Grace Vonderkuhn: I think the biggest difference of the album is that Brian and Dave play on it and we recorded a big chunk of it live, in the same room. Then we tracked over it, but there’s still a good tension there. It’s still lo-fi but decidedly less lo-fi than the EP. We call it mid-fi. I still like the EP a lot but I think the new album has an evident evolution to it. I can’t wait for people to hear it.

Some of your songs are very, very lyrically intriguing. There are often hooks or bundles of verses (particularly in “Worry” and “Cellophane”) which really provoke some serious thought about how I handle situations in my every day life. What goes into writing your lyrics? Are there certain themes you go back to whenever you write?

Grace Vonderkuhn: Oh wow, that’s good to hear. I’ve always been introspective and that can lead me to obsess over a turn of phrase or concept. I do like to put thought into what I’m expressing because I don’t want to sing something over and over unless I can find meaning in it. I think some common themes on the new record are dealing with anxiety, escapism, frustration, my dreams (waking/non-waking) and just the ethereality of it all.

Is there anything you think about where you’re like, “This is too real for me to write about,” or is anything fair game?

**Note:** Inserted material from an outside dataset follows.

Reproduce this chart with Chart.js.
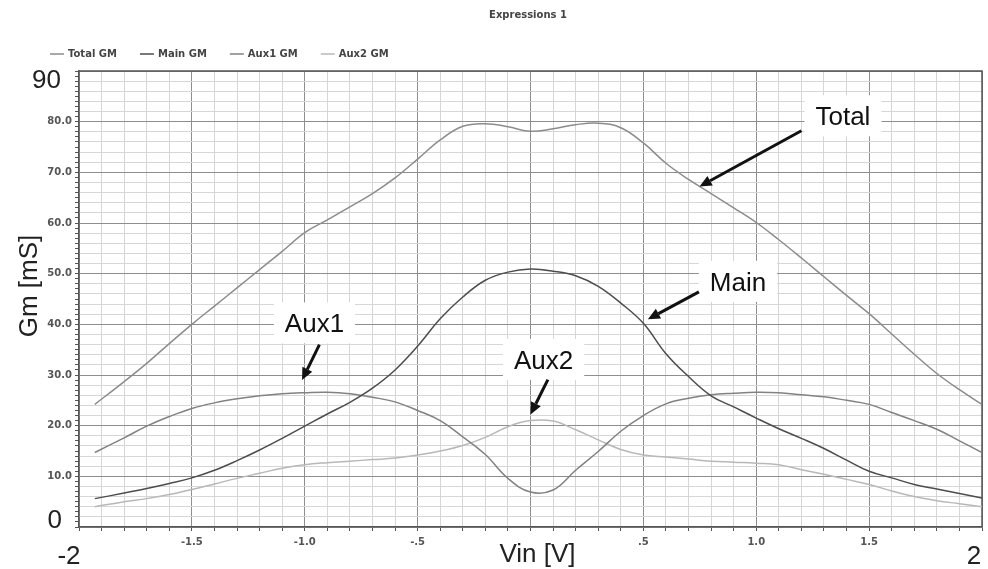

Grace Vonderkuhn: I am definitely a private person so if I’m really feeling like writing about a personal situation especially if it involves other people in my life, I try to go the metaphor route. It’s cool though because stuff can take a really trippy turn and it gets opened up for interpretation. I sometimes have to go through a few drafts trying to decide what I’m comfortable sharing. But I definitely bare more emotionally through music than in my daily life.